◆ STATED PROBLEM
Can you write out every line from the start of the records below through the line containing "(nonprob) at (758,143)", leaving out any pictures?

◆ THE RECORDS

------------------------------------------------

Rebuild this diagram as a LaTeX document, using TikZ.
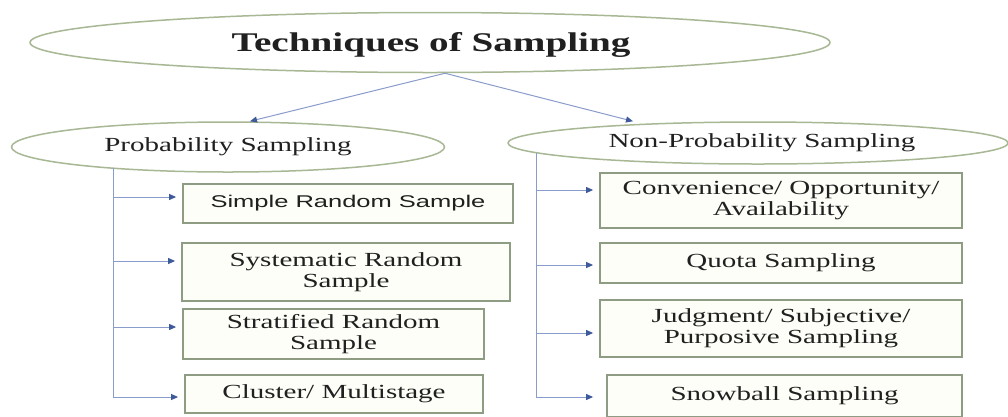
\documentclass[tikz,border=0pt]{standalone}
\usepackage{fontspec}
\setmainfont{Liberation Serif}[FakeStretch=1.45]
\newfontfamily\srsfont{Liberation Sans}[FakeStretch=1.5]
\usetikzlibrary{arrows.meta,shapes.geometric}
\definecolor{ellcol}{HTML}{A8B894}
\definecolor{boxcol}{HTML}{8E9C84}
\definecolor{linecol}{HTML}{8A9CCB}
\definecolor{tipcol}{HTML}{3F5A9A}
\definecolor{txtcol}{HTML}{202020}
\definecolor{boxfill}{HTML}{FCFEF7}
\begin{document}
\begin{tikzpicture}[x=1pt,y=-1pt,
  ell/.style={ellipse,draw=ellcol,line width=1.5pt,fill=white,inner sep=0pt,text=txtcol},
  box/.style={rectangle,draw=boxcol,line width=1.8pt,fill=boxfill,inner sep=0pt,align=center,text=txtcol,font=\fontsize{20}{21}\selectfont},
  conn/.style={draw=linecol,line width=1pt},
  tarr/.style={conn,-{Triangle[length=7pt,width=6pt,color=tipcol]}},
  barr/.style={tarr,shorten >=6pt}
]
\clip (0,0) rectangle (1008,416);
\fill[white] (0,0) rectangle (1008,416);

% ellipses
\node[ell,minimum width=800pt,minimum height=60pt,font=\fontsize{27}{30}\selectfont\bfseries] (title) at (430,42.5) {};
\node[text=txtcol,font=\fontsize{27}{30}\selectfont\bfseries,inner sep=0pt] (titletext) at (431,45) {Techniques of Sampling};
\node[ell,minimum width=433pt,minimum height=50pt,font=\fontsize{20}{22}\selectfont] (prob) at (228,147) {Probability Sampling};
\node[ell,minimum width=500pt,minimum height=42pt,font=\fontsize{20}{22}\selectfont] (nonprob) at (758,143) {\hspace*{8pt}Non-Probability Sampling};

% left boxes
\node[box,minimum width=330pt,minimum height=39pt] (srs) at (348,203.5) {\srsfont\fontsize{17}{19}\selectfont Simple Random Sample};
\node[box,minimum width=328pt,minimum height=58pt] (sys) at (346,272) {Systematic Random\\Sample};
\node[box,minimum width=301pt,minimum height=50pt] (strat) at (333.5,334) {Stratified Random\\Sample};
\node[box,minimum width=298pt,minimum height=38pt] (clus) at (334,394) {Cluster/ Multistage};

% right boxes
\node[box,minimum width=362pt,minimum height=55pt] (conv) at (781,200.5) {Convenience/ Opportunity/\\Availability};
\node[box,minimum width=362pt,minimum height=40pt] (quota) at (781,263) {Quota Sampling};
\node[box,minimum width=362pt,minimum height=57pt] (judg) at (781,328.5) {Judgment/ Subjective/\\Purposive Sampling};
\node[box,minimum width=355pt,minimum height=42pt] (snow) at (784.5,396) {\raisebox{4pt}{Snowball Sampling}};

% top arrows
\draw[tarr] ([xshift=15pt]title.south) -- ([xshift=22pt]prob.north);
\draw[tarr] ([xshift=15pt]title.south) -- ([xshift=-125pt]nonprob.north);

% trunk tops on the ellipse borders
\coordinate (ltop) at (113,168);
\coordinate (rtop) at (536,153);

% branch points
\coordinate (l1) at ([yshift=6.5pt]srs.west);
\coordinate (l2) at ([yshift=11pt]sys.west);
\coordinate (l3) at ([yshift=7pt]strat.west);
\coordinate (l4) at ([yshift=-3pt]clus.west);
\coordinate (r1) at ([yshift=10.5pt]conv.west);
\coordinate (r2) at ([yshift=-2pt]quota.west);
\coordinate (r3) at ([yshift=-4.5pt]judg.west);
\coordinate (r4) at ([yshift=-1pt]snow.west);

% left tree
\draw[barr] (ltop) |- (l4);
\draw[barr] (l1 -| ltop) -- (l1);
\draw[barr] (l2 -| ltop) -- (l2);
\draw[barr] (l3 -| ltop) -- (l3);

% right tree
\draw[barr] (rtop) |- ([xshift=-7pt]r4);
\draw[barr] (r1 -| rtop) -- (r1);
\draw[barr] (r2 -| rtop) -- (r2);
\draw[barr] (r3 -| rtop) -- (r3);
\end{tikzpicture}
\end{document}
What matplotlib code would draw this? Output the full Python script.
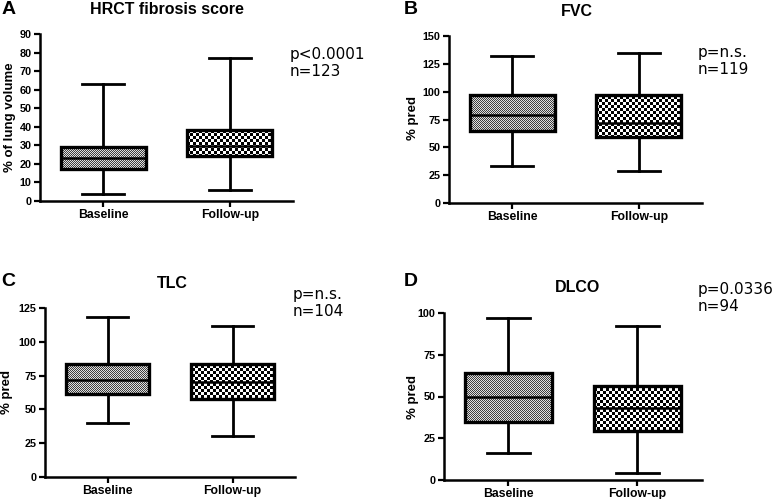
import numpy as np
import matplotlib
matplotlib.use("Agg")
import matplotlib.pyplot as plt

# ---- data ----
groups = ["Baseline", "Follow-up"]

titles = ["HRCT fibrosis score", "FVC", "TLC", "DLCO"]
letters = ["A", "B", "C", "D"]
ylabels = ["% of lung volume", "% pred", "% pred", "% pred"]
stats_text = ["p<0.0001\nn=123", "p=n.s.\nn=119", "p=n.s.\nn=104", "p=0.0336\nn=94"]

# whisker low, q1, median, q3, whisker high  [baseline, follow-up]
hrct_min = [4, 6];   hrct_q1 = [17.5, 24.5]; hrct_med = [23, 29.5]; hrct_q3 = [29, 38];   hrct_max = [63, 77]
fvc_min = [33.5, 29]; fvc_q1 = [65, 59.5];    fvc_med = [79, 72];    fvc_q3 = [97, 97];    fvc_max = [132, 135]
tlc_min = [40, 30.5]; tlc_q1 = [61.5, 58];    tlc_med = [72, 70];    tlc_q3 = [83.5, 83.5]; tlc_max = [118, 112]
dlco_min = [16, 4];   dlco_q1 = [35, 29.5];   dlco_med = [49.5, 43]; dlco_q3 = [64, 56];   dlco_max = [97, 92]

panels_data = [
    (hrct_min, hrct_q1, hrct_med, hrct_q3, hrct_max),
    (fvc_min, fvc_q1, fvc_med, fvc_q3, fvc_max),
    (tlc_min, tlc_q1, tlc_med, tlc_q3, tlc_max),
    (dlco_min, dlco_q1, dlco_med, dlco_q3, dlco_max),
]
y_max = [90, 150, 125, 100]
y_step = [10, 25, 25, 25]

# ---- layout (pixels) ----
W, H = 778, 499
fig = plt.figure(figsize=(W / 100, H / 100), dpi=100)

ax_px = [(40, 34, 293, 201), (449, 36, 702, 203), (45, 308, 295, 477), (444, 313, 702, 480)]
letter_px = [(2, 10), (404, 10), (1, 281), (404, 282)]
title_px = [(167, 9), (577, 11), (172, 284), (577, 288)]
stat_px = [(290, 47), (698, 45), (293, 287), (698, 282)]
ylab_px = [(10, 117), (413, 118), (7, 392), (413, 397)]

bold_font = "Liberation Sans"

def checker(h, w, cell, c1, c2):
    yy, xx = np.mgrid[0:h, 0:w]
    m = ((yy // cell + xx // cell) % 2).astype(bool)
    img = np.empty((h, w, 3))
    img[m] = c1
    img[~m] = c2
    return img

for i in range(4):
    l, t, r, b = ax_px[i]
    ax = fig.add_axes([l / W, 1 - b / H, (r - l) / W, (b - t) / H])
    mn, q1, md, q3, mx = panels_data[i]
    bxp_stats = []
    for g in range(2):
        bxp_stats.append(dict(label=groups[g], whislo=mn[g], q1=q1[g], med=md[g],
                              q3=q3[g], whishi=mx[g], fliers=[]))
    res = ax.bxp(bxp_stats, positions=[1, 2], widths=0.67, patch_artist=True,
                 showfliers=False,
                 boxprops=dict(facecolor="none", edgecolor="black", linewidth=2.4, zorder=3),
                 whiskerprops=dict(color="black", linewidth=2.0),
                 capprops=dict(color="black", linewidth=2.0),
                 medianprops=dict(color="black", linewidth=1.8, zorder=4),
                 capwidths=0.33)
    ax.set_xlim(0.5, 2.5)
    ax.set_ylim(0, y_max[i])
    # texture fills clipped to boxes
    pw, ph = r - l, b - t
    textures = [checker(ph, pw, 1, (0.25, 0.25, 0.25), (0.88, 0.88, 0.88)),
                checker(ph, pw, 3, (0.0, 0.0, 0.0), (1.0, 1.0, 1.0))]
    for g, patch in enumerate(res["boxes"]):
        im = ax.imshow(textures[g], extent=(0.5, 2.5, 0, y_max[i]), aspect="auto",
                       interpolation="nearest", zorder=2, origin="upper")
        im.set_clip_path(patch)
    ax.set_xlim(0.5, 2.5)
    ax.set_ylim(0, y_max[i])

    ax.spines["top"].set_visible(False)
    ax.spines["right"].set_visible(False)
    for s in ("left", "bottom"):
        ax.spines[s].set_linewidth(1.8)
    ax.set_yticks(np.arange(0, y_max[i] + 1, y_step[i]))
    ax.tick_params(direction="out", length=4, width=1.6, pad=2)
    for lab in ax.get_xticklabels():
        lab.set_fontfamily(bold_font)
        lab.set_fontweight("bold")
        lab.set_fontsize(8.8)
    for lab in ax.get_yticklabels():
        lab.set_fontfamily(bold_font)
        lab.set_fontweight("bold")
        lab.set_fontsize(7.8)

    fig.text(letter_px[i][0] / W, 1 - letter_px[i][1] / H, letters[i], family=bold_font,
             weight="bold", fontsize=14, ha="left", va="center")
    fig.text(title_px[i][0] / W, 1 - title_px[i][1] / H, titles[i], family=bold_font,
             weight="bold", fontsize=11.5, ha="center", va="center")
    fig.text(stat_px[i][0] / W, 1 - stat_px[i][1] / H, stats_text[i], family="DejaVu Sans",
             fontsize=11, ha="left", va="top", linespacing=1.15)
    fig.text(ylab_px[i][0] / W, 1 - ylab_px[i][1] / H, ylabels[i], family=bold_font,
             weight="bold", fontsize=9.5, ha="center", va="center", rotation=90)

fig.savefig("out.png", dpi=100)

------------------------------------------------

◆ THE ANSWER
Rebuild this diagram as a LaTeX document, using TikZ.
\documentclass[tikz,border=0pt]{standalone}
\usepackage{fontspec}
\setmainfont{Liberation Serif}[FakeStretch=1.45]
\newfontfamily\srsfont{Liberation Sans}[FakeStretch=1.5]
\usetikzlibrary{arrows.meta,shapes.geometric}
\definecolor{ellcol}{HTML}{A8B894}
\definecolor{boxcol}{HTML}{8E9C84}
\definecolor{linecol}{HTML}{8A9CCB}
\definecolor{tipcol}{HTML}{3F5A9A}
\definecolor{txtcol}{HTML}{202020}
\definecolor{boxfill}{HTML}{FCFEF7}
\begin{document}
\begin{tikzpicture}[x=1pt,y=-1pt,
  ell/.style={ellipse,draw=ellcol,line width=1.5pt,fill=white,inner sep=0pt,text=txtcol},
  box/.style={rectangle,draw=boxcol,line width=1.8pt,fill=boxfill,inner sep=0pt,align=center,text=txtcol,font=\fontsize{20}{21}\selectfont},
  conn/.style={draw=linecol,line width=1pt},
  tarr/.style={conn,-{Triangle[length=7pt,width=6pt,color=tipcol]}},
  barr/.style={tarr,shorten >=6pt}
]
\clip (0,0) rectangle (1008,416);
\fill[white] (0,0) rectangle (1008,416);

% ellipses
\node[ell,minimum width=800pt,minimum height=60pt,font=\fontsize{27}{30}\selectfont\bfseries] (title) at (430,42.5) {};
\node[text=txtcol,font=\fontsize{27}{30}\selectfont\bfseries,inner sep=0pt] (titletext) at (431,45) {Techniques of Sampling};
\node[ell,minimum width=433pt,minimum height=50pt,font=\fontsize{20}{22}\selectfont] (prob) at (228,147) {Probability Sampling};
\node[ell,minimum width=500pt,minimum height=42pt,font=\fontsize{20}{22}\selectfont] (nonprob) at (758,143) {\hspace*{8pt}Non-Probability Sampling};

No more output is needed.